O banquete
A gente acredita no que sente. E o sentimento realimenta a crença. O amor é uma sinapse forte. Uma sinapse que se repete. Por isso a gente ama o que conhece – a sinapse forte, repetida, dá sentido ao mundo percebido, formado por milhões de sinapses por segundo.
O mundo é montado em sinapses. As sinapses encaixam as peças do mundo. A gente crê nas sinapses, que nos delineiam a realidade e fazem do mundo, pra nós, um lugar real.
Para que a realidade cresça e floresça, precisamos de sentimentos fortes – de sinapses conhecidas. O mundo pode ser feio ou bonito: depende do sentimento forjado pelas sinapses.

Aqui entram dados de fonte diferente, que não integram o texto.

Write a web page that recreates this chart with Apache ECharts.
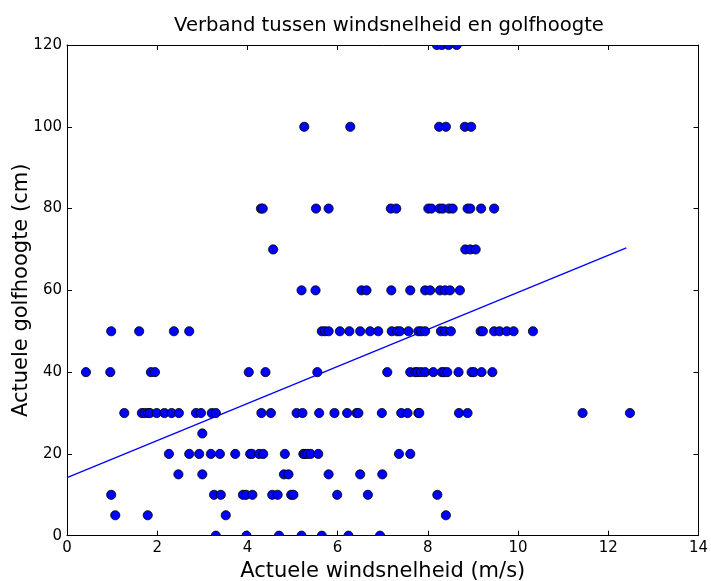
<!DOCTYPE html>
<html>
<head>
<meta charset="utf-8">
<script src="https://cdn.jsdelivr.net/npm/echarts@6/dist/echarts.min.js"></script>
<style>
  html, body { margin: 0; padding: 0; background: #ffffff; }
  #chart { width: 711px; height: 581px; }
</style>
</head>
<body>
<div id="chart"></div>
<script>
// Windsnelheid (m/s) per waargenomen golfhoogte (cm)
const golfhoogteNiveaus = [0, 5, 10, 15, 20, 25, 30, 40, 50, 60, 70, 80, 100, 120];
const wind0 = [3.30, 3.98, 4.70, 5.20, 5.65, 6.24, 6.94];
const wind5 = [1.07, 1.79, 3.52, 8.40];
const wind10 = [0.98, 3.26, 3.41, 3.90, 3.97, 4.11, 4.55, 4.67, 4.97, 5.02, 5.99, 6.67, 8.21];
const wind15 = [2.47, 3.00, 4.81, 4.91, 5.80, 6.50, 6.99];
const wind20 = [2.26, 2.71, 2.93, 3.19, 3.39, 3.73, 4.06, 4.10, 4.26, 4.35, 4.83, 5.24, 5.28, 5.33, 5.40, 5.57, 7.36, 7.61];
const wind25 = [3.00];
const wind30 = [1.27, 1.66, 1.72, 1.80, 1.84, 1.99, 2.16, 2.32, 2.48, 2.86, 2.97, 3.21, 3.30, 4.31, 4.52, 5.09, 5.22, 5.59, 5.93, 6.21, 6.42, 6.46, 6.98, 7.41, 7.55, 7.79, 7.81, 8.69, 8.88, 11.43, 12.48];
const wind40 = [0.42, 0.96, 1.86, 1.95, 4.03, 4.40, 5.55, 7.10, 7.61, 7.72, 7.77, 7.85, 7.94, 8.12, 8.31, 8.36, 8.43, 8.68, 8.97, 9.02, 9.19, 9.43];
const wind50 = [0.98, 1.60, 2.37, 2.71, 5.65, 5.72, 5.80, 6.05, 6.26, 6.50, 6.72, 6.90, 7.20, 7.32, 7.38, 7.57, 7.79, 7.85, 7.94, 8.29, 8.38, 8.51, 9.17, 9.22, 9.47, 9.59, 9.75, 9.90, 10.33];
const wind60 = [5.20, 5.51, 6.53, 6.64, 7.19, 7.61, 7.94, 8.05, 8.27, 8.38, 8.49, 8.71];
const wind70 = [4.57, 8.83, 8.94, 9.06];
const wind80 = [4.30, 4.34, 5.52, 5.80, 7.18, 7.30, 8.01, 8.08, 8.26, 8.33, 8.47, 8.55, 8.88, 8.94, 9.18, 9.47];
const wind100 = [5.26, 6.28, 8.25, 8.40, 8.82, 8.96];
const wind120 = [8.20, 8.31, 8.46, 8.64];

// Lineaire trendlijn (begin- en eindpunt)
const trendX = [0, 12.4];
const trendY = [14.2, 70.4];

// As-indeling
const xTicks = [0, 2, 4, 6, 8, 10, 12, 14];
const yTicks = [0, 20, 40, 60, 80, 100, 120];

const windPerNiveau = [wind0, wind5, wind10, wind15, wind20, wind25, wind30, wind40,
  wind50, wind60, wind70, wind80, wind100, wind120];

const punten = [];
golfhoogteNiveaus.forEach((h, i) => {
  windPerNiveau[i].forEach(w => punten.push([w, h]));
});
const trendData = trendX.map((x, i) => [x, trendY[i]]);

const FONT = 'DejaVu Sans';
const MARKER_R = 4.6;
const chart = echarts.init(document.getElementById('chart'));

const baseAxis = {
  type: 'value',
  axisLine: { show: true, onZero: false, lineStyle: { color: '#000', width: 1 } },
  axisTick: { show: true, inside: true, length: 5, lineStyle: { color: '#000', width: 1 } },
  splitLine: { show: false }
};

// Cirkels die op de rand van het assenvlak liggen worden afgesneden
function renderPunt(params, api) {
  const p = api.coord([api.value(0), api.value(1)]);
  return {
    type: 'circle',
    shape: { cx: p[0], cy: p[1], r: MARKER_R },
    style: { fill: '#0000ff', stroke: '#000', lineWidth: 0.8 }
  };
}

chart.setOption({
  animation: false,
  backgroundColor: '#ffffff',
  title: {
    text: 'Verband tussen windsnelheid en golfhoogte',
    left: 384, top: 11, textAlign: 'center',
    textStyle: { fontFamily: FONT, fontSize: 19.6, fontWeight: 'normal', color: '#000' }
  },
  grid: { left: 67, right: 12.5, top: 45, bottom: 45.3, outerBoundsMode: 'none', containLabel: false },
  xAxis: [
    Object.assign({}, baseAxis, {
      position: 'bottom', min: xTicks[0], max: xTicks[xTicks.length - 1], interval: 2,
      name: 'Actuele windsnelheid (m/s)', nameLocation: 'middle', nameGap: 25,
      nameMoveOverlap: false,
      nameTextStyle: { fontFamily: FONT, fontSize: 21, color: '#000' },
      axisLabel: { fontFamily: FONT, fontSize: 15, color: '#000', margin: 5 }
    }),
    Object.assign({}, baseAxis, {
      position: 'top', min: xTicks[0], max: xTicks[xTicks.length - 1], interval: 2,
      axisLabel: { show: false }
    })
  ],
  yAxis: [
    Object.assign({}, baseAxis, {
      position: 'left', min: yTicks[0], max: yTicks[yTicks.length - 1], interval: 20,
      name: 'Actuele golfhoogte (cm)', nameLocation: 'middle', nameGap: 35,
      nameMoveOverlap: false,
      nameTextStyle: { fontFamily: FONT, fontSize: 21, color: '#000' },
      axisLabel: { fontFamily: FONT, fontSize: 15, color: '#000', margin: 5 }
    }),
    Object.assign({}, baseAxis, {
      position: 'right', min: yTicks[0], max: yTicks[yTicks.length - 1], interval: 20,
      axisLabel: { show: false }
    })
  ],
  series: [
    {
      type: 'line',
      xAxisIndex: 0, yAxisIndex: 0,
      data: trendData,
      showSymbol: false,
      symbol: 'none',
      clip: true,
      lineStyle: { color: '#0000ff', width: 1.3 },
      z: 1
    },
    {
      type: 'custom',
      xAxisIndex: 0, yAxisIndex: 0,
      data: punten,
      clip: true,
      renderItem: renderPunt,
      z: 2
    }
  ]
});
</script>
</body>
</html>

As ligações nas extremidades neuronais, dentro do ponto criador de universos que é o cérebro humano, não explicam, contudo, a intensa busca processada por trás dos sentidos. O desejo de saber que nos compõe é tão radical que chega a negar-se, como se não restasse outra coisa para os habitantes de uma ilha do imenso negrume povoado de incontáveis outros planetas, estrelas e astros quase invisíveis, por inalcançáveis (como a fronteira do infinito para a vida protozoária, na escala do que vemos lá fora, talvez não muito diferente da nossa).
Negar a pergunta é comum quando a resposta demora ou escapa. O mais difícil é refazer a questão de modo a torná-la nova.
Apesar de sua raiz aparente – no extracorpóreo medido pelos sentidos – tomamos o sentimento por algo profundo. O que acolhemos à flor da pele remetemos ao nosso corpo íntimo. Remetemos à essência do que chamamos humanidade.
Uma essência que ansiamos transcendente, chave possível para os enigmas que percebemos e sentimos. Para os enigmas que somos.
Em um mergulho no conhecimento do corpo íntimo, a alma – essência transcendental em nós – de repente se revela nos porões da matéria viva que, temporariamente, ocupamos. E nos assalta a convicção – ou nos revigora a fé – de que sobram respostas nesta arca: pois deve existir muito mais em nossos genes do que supõe a nossa infante biologia.
No arco mágico a unir a natureza humana à natureza sem humanos, determinismo genético à explosão cósmica, bioengenharia à física das cordas e neurociência à física quântica, a consciência do que há em volta e dentro de si encontra um vasto campo intocado à frente, com o horizonte livre em quase todas as direções.
O banquete das velhas perguntas está só começando.